[Problem]: Identify, in the records below, every line where the string "this" appears, and copy each such line.

>> Start Listing

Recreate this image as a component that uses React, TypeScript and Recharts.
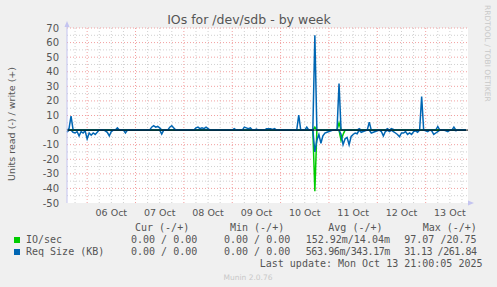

>> End Listing
>> Start Listing

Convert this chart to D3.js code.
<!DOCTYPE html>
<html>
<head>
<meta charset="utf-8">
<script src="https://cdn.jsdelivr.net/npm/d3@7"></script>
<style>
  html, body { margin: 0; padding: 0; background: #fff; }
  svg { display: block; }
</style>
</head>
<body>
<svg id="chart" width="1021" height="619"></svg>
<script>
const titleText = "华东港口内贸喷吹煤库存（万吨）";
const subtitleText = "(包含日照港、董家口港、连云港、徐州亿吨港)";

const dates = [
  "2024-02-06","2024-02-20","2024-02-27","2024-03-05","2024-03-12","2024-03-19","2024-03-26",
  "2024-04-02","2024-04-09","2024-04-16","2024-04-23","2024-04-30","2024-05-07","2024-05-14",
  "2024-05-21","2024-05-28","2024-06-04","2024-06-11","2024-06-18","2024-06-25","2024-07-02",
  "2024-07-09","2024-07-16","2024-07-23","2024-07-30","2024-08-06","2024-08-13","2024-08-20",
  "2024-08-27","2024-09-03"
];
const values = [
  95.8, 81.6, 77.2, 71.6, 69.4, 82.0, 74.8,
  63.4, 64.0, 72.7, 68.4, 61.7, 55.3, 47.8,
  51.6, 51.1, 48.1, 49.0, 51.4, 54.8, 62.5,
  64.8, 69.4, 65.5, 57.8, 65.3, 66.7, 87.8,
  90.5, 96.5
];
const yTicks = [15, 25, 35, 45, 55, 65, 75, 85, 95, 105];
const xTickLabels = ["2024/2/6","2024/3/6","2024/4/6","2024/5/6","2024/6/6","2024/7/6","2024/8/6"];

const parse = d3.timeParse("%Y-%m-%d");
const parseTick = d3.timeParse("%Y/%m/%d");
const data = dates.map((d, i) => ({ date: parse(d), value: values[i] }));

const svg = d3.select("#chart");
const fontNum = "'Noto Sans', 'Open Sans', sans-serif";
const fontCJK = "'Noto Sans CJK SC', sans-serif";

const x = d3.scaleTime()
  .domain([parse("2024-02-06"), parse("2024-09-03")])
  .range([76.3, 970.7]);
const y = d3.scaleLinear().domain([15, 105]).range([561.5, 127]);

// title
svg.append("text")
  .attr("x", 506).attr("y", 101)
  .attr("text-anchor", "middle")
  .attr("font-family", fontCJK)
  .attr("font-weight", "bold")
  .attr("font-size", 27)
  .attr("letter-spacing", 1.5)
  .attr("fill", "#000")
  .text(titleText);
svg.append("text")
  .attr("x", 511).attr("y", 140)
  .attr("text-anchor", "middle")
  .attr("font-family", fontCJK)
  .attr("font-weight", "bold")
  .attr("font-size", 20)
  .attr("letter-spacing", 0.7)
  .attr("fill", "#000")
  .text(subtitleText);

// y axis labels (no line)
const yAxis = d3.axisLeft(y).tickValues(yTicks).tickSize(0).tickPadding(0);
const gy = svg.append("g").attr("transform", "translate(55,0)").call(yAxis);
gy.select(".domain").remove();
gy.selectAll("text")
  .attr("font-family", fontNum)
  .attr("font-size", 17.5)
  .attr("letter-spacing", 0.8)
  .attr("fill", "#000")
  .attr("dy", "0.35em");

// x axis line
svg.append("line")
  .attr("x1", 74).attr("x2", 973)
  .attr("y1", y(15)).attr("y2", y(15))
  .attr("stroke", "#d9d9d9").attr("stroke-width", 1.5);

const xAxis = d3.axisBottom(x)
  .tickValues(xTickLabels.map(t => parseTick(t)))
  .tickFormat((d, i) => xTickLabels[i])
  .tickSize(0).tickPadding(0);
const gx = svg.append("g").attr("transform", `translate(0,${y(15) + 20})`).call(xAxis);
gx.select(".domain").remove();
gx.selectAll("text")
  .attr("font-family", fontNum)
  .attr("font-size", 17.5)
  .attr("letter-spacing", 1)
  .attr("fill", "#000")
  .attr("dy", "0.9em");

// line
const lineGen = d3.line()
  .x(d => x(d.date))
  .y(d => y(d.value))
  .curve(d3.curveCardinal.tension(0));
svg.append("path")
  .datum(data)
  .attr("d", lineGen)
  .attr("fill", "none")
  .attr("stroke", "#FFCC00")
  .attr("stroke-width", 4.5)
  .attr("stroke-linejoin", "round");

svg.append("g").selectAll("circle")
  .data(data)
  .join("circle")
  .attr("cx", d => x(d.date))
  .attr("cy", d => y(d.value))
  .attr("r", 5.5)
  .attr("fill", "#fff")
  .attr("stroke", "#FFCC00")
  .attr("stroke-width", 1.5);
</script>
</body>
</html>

>> End Listing

[Result below]:
Recreate this image as a component that uses React, TypeScript and Recharts.
Convert this chart to D3.js code.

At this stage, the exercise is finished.